As futuristic as this work might seem, it is in fact very much in line with mid-twentieth-century criticisms of literature which sought to demystify the author’s role and treat the text as a structure for grounded analysis, for example “the structuralist activity” described by Roland Barthes in 1963, which “involves two typical operations: dissection and articulation” (216). To dissect is to identify “certain mobile fragments,” and to articulate is to discover “certain rules of association.” For Barthes, this activity requires a “fabrication of meaning” that finds the natural in culture. Likewise, the unreal images I discover by digitally manipulating frames fabricate a new meaning for film texts, but in a way that draws out their latent “mobile fragments.” That is, this project visualizes films in ways that were otherwise impossible for humans through most of the last century, but which do so by manipulation, not transformation: if a transformation of the image seems to arise, it is only a surprising image that is being revealed, not an image conjured from outside the film. A concrete example of this is the slit-scan photograph, built up over time by taking one thin vertical slice from the middle of each successive frame and lining them up from left to right. For example in The Draughtsman’s Contract (dir. Peter Greenaway, 1982), we clearly see cuts, the movement of one character as she disrobes, and the fact that the camera is static, leading to a streaked background. Nothing was added to the pixels of this scene, they are simply manipulated in a radical new way.

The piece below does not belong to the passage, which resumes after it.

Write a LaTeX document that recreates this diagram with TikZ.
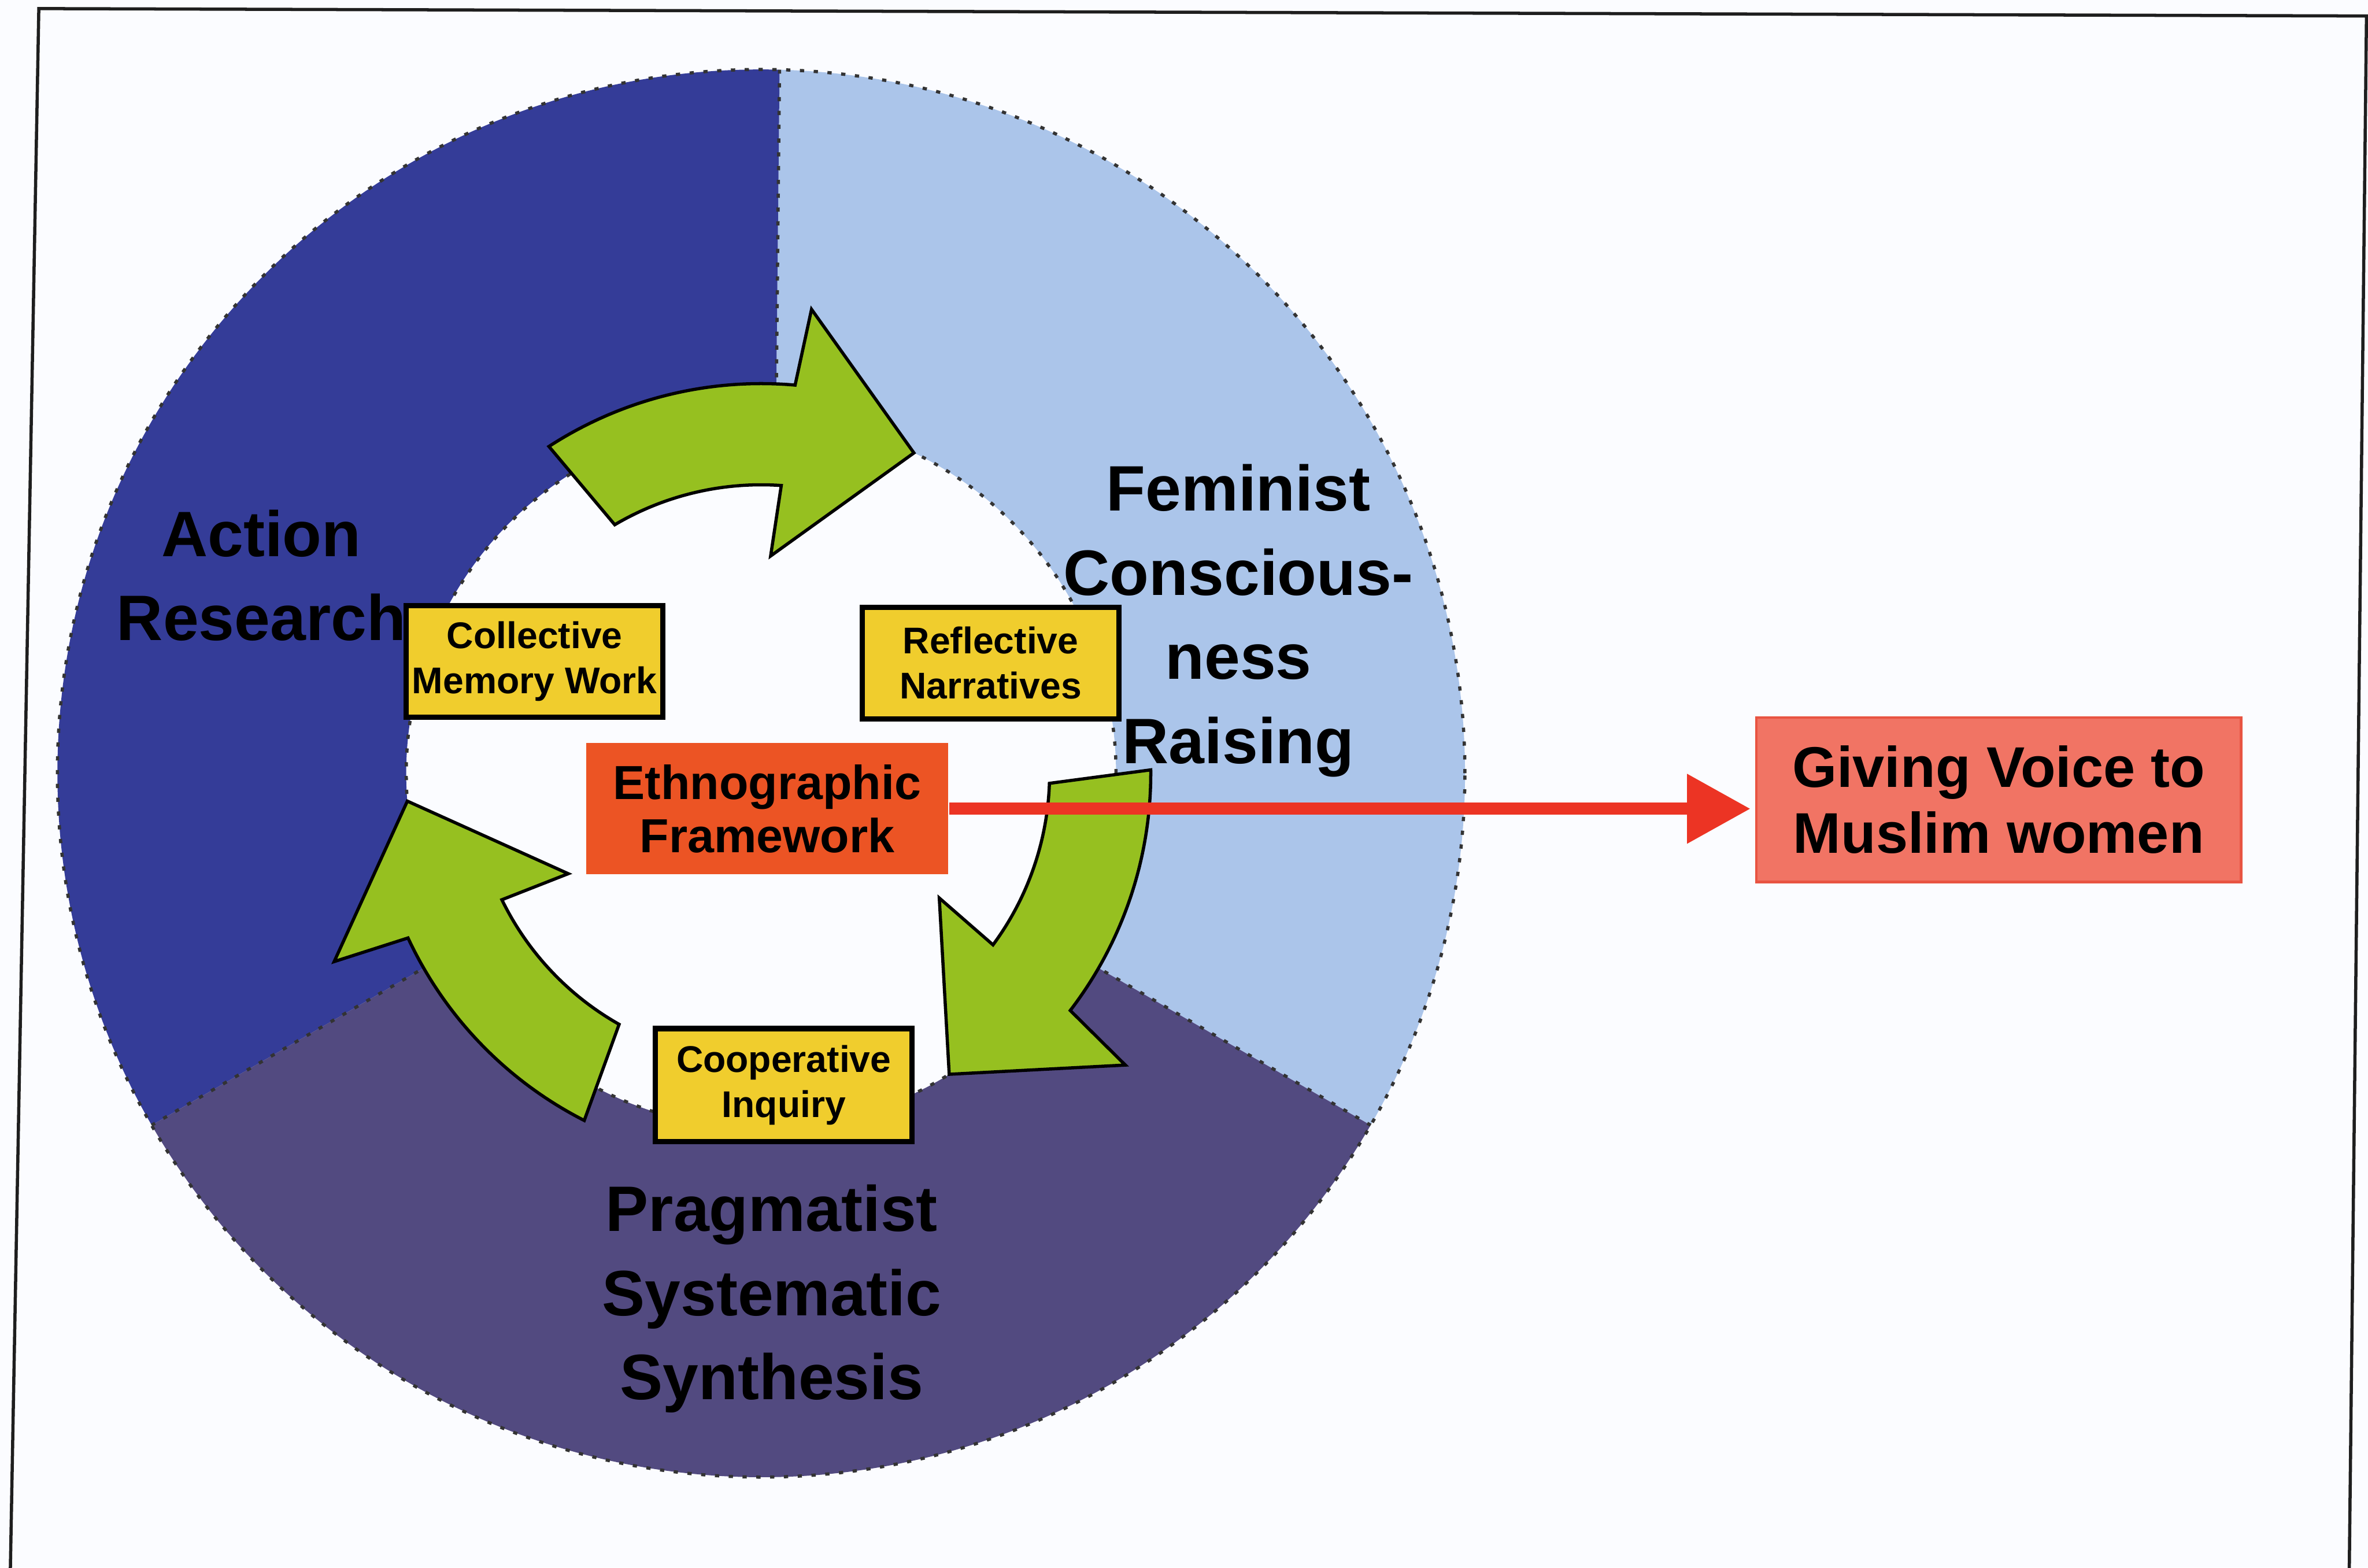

Like much research informed by digital humanities, this work requires participation; it is not enough to read a description or see a screenshot. Indeed, many of the screenshots I produced are illegible, since they do not provide depth cues that allow three-dimensional spatial understanding. I even would often get “lost” in a volume, unmoored from the expected plane surface, and would need to reset my view to start over. I hope the form of the audiovisual essay, where I can share screen recordings of the manipulation of film volumes, at least allows for the possibility of “looking over someone’s shoulder” in order to interest others. The other technique that the video essay allows, which I could not do alone in ImageJ, is juxtaposition. To play a film clip “normally” while simultaneously watching it “sideways” breaks our perceptual habits, allowing for a better understanding of the manipulated image but also for a kind of parallax view that displaces the film image from its privileged point of view of camera-projector into an alternate digital space. No longer should we be bound to cinema as truth that exists only in a fleeting twenty-four frames-per-second. We instead should make as many frames as we want, and hold them in our hands for as long as we like to marvel at this art.
Sources
Roland Barthes, “The Structuralist Activity,” trans. Richard Howard, Critical Essays (Evanston: Northwestern University Press, 1972): 213–220.